6. “Existing social grant”: a grant in your own name already pays - correct by design under the one-grant rule, since the system pays the higher entitlement. The check worth making: that the “existing grant” is genuinely yours and genuinely in your name - children’s grants you hold as caregiver never rightly trigger this, and a stranger’s grant against your ID is the identity-misuse alarm.
7. “Government employee”: state payroll registration excludes SRD applicants outright - correct for actual employees. The wrong version: stale payroll records after contracts ended, answered with termination documentation.
8. “Deceased”: the register believes you dead - rare, catastrophic when it happens, and entirely a Home Affairs repair: the records corrected in person, urgently, with everything downstream (banking, grants, identity) re-verified after.
9. “Incarcerated”: state-maintenance exclusion during imprisonment - correct while true; record-lag or mistaken-identity versions repair with documentation of release or misattribution.
The Administrative Tail
The remaining reasons are process flags, each with a short road.
10. “Debtor admin”: a debt-administration flag against your profile - typically recoverable overpayments or administration orders intersecting the grant. The fix: the debtor-admin resolution road - establishing what the flag references through the call centre, arranging or disputing the underlying matter, and clearing the profile.
11. “Self-exclusionary”: your own application’s answers excluded you - a declared income, a consent declined, a disqualifying answer captured. The fix: where the answer was mistaken, the correction through reapplication or reconfirmation with the accurate details; where it was true, the concession it implies.
12. “Insufficient information”: the application could not be assessed as submitted - details missing, unverifiable, or incomplete. The fix: the gentlest of the twelve - complete and correct the application’s information through the reconfirmation and update machinery, and let assessment rerun on the full picture.
Across the tail as everywhere: the reason names the road, the appeal machinery carries the wrongly declined, and the 90-day windows govern per declined month.
The Triage: Appeal, Repair, or Concede
Twelve reasons, three responses - and the sort takes minutes per decline.
Appeal the evidence cases: the means family’s wrongful flags, the UIF and NSFAS fossils, the stale government-payroll and incarceration records - every case where a document you can obtain disproves the finding. File within 90 days per month, motivation in the three moves (finding named, document countering, eligibility concluded), evidence matched to the reason exactly.
Repair the record cases: identity failures, the deceased flag, entangled identities, and every finding whose source database is simply wrong - at Home Affairs, UIF, or through the fraud process - because verification reruns against the same records, and the corrected record fixes future months while arming the appeal for past ones.
Concede the correct cases: income genuinely over threshold, funding genuinely active, the grant genuinely held - and bank the monthly reset: the SRD’s next month assesses fresh, changed circumstances reopen every door, and appeal energy spent on correct declines is energy the wrong ones needed.

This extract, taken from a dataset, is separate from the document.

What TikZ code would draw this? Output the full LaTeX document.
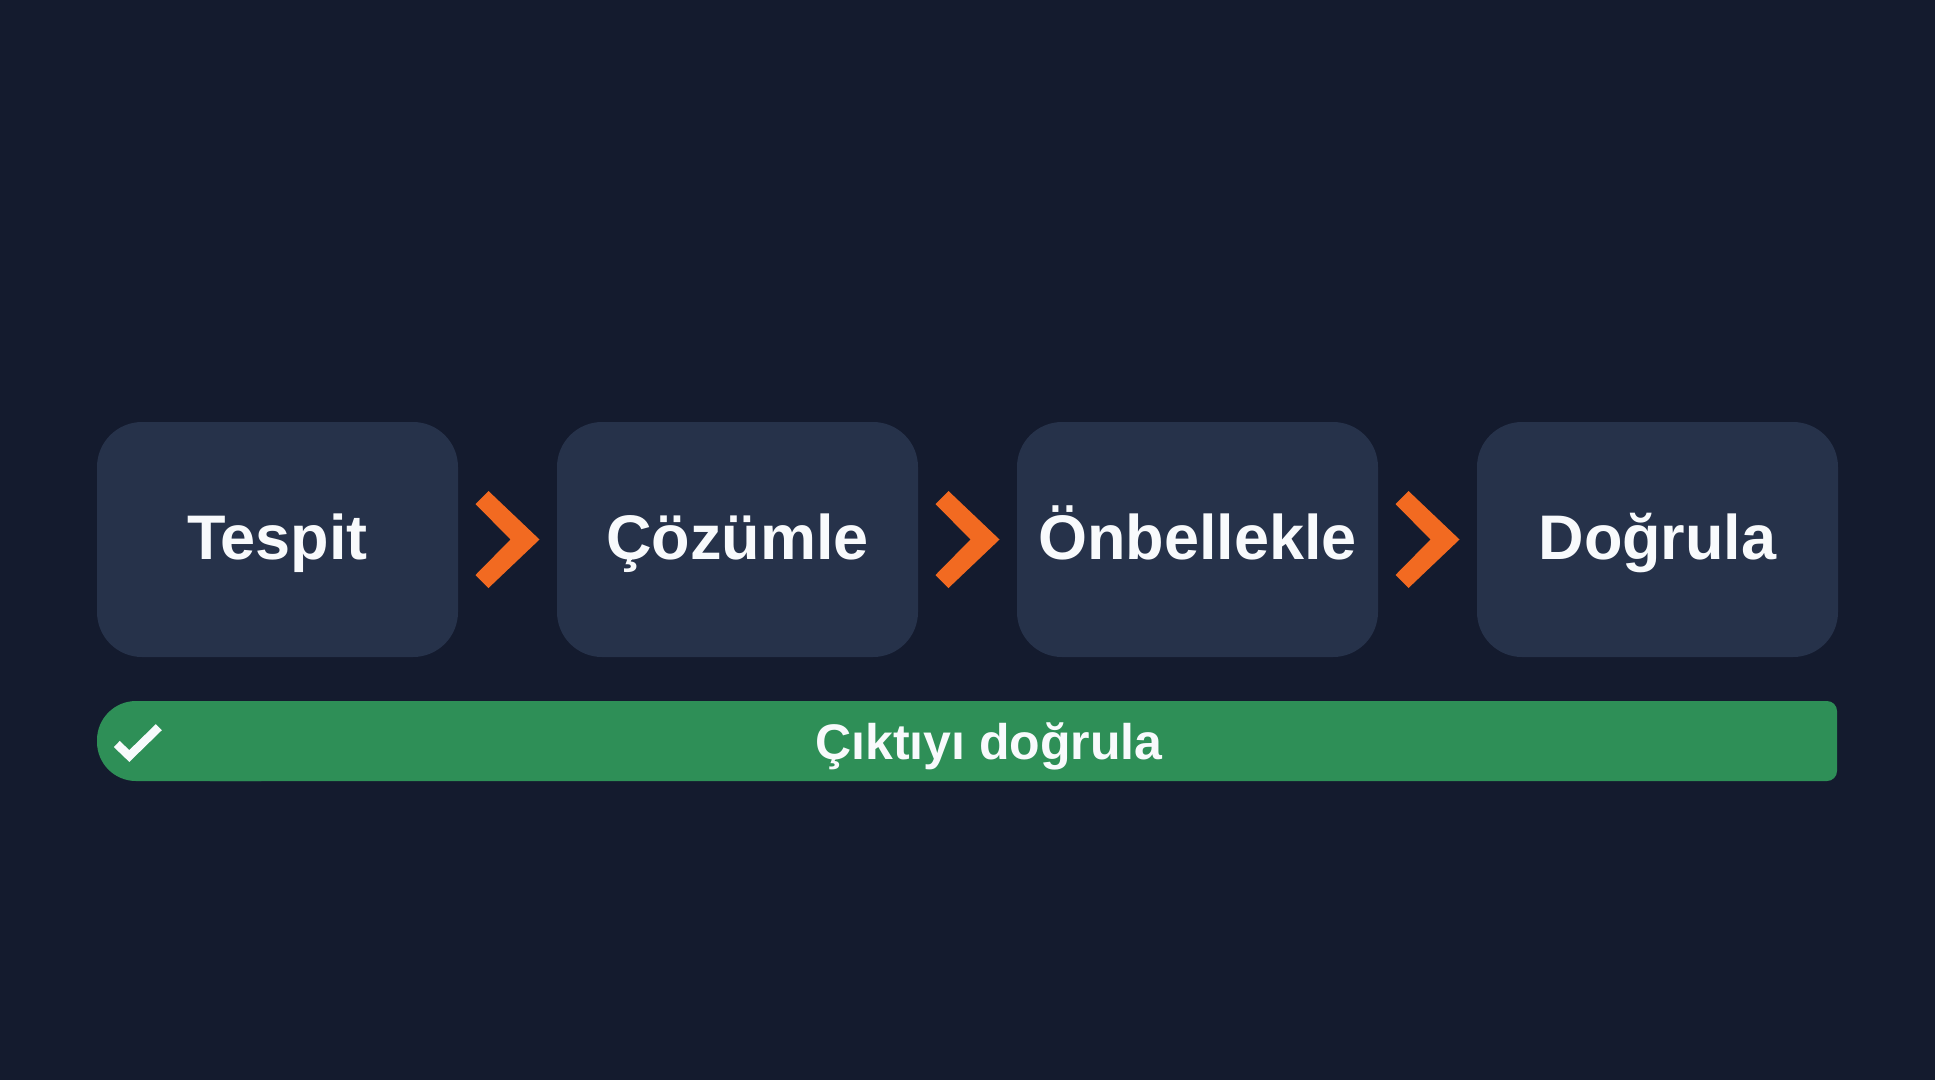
\documentclass[tikz,border=0pt]{standalone}
\usepackage{fontspec}
\setmainfont{Liberation Sans}
\usetikzlibrary{calc}
\definecolor{bgc}{HTML}{141B2E}
\definecolor{boxc}{HTML}{26324A}
\definecolor{barc}{HTML}{2E8F57}
\definecolor{chevc}{HTML}{F26A21}
\definecolor{txtc}{HTML}{F8FAFC}
\tikzset{
  stepbox/.style={fill=boxc, rounded corners=45pt, minimum width=361pt, minimum height=235pt,
    inner sep=0pt, text=txtc, font=\fontsize{63}{70}\selectfont\bfseries, text height=45pt, text depth=5pt},
  bartext/.style={text=txtc, inner sep=0pt, font=\fontsize{50}{56}\selectfont\bfseries, text height=36pt, text depth=0pt},
  checkline/.style={draw=txtc, line width=8.5pt, line join=miter},
  pics/chev/.style={code={\fill[chevc] (-19,-48.5) -- (32,0) -- (-19,48.5) -- (-32,35.5) -- (3,0) -- (-32,-35.5) -- cycle;}}
}
\begin{document}
\begin{tikzpicture}[x=1pt,y=-1pt]
\fill[bgc] (0,0) rectangle (1935,1080);
\useasboundingbox (0,0) rectangle (1935,1080);
\node[stepbox] (b1) at (277.5,539.5) {Tespit};
\node[stepbox] (b2) at (737.5,539.5) {Çözümle};
\node[stepbox] (b3) at (1197.5,539.5) {Önbellekle};
\node[stepbox] (b4) at (1657.5,539.5) {Doğrula};
\pic at ($(b1.east)!0.5!(b2.west)$) {chev};
\pic at ($(b2.east)!0.5!(b3.west)$) {chev};
\pic at ($(b3.east)!0.5!(b4.west)$) {chev};
\fill[barc, rounded corners=39pt] (97,701) rectangle (300,781);
\fill[barc, rounded corners=10pt] (200,701) rectangle (1837,781);
\node[bartext] (bt) at (989,741) {Çıktıyı doğrula};
\coordinate (c1) at (116.8,744.0);
\coordinate (c2) at (129.3,756.0);
\coordinate (c3) at (158.8,727.2);
\draw[checkline] (c1) -- (c2) -- (c3);
\end{tikzpicture}
\end{document}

The triage’s edge cases escalate properly: reconsiderations that ignore evidence go to the Independent Tribunal; reasons that make no sense on your facts earn the call-centre question of what the record actually shows; and any decline pattern suggesting someone else’s activity on your identity is a same-day fraud report, not a filing.
Conclusion
The twelve decline reasons are the system speaking plainly once you hold the glossary: each phrase a database, each database a fix, and each fix one of three roads - appeal with evidence, repair at the source, or concede and bank the reset. The households that read declines this way recover backdated money from the wrong verdicts and waste nothing on the right ones.
Key takeaways for 2026:
The means family (income flags, UIF, NSFAS) declines most and appeals best - bank statements and agency records within 90 days per month. Identity findings repair at Home Affairs before argument; status exclusions are usually correct and occasionally stolen identities worth checking. The administrative tail - debtor admin, self-exclusion, insufficient information - clears through its own short roads. Triage every decline in minutes: document-disprovable appeals, database-wrong repairs, honestly-correct concessions. The reset, the windows, and the free machinery frame it all - no decline is a wall, and no fix costs money.
Decode tonight’s decline letter against the twelve - and let the phrase itself tell you which of the three roads this week belongs to.
Frequently Asked Questions
Quick answers to the most-asked questions on this page.
What are the most common SASSA decline reasons?
The means family leads: "Means income source identified," "Alternative income source identified," "UIF registered," and "NSFAS registered" - followed by identity verification failures. Each names its flagging database and its fix.
Which declines are worth appealing?
The wrong ones with obtainable proof: once-off deposits flagged as income, UIF registrations that never paid, ended NSFAS funding, stale payroll records. Appeal within 90 days per month with evidence matched to the exact phrase.
Which declines need repair instead of appeal?
The record cases - "Identity verification failed," the deceased flag, entangled identities - where the source database errs. Repair at Home Affairs or UIF first; verification reruns against records, not arguments.
Is "Existing social grant" ever wrong?
Rarely - the one-grant rule makes it usually correct. The exceptions worth checking: children's grants you hold as caregiver (never rightly counted) and grants against your ID that are not yours - the identity-misuse alarm.
What does "Debtor admin" mean?
A debt-administration flag on your profile, typically from recoverable overpayments or administration orders. Establish the underlying matter through 0800 60 10 11, then arrange or dispute it to clear the profile.
Does one declined month affect the next?
No - the SRD assesses each month independently. Appeal the wrong months, concede the correct ones, and let every new month stand on its own verification.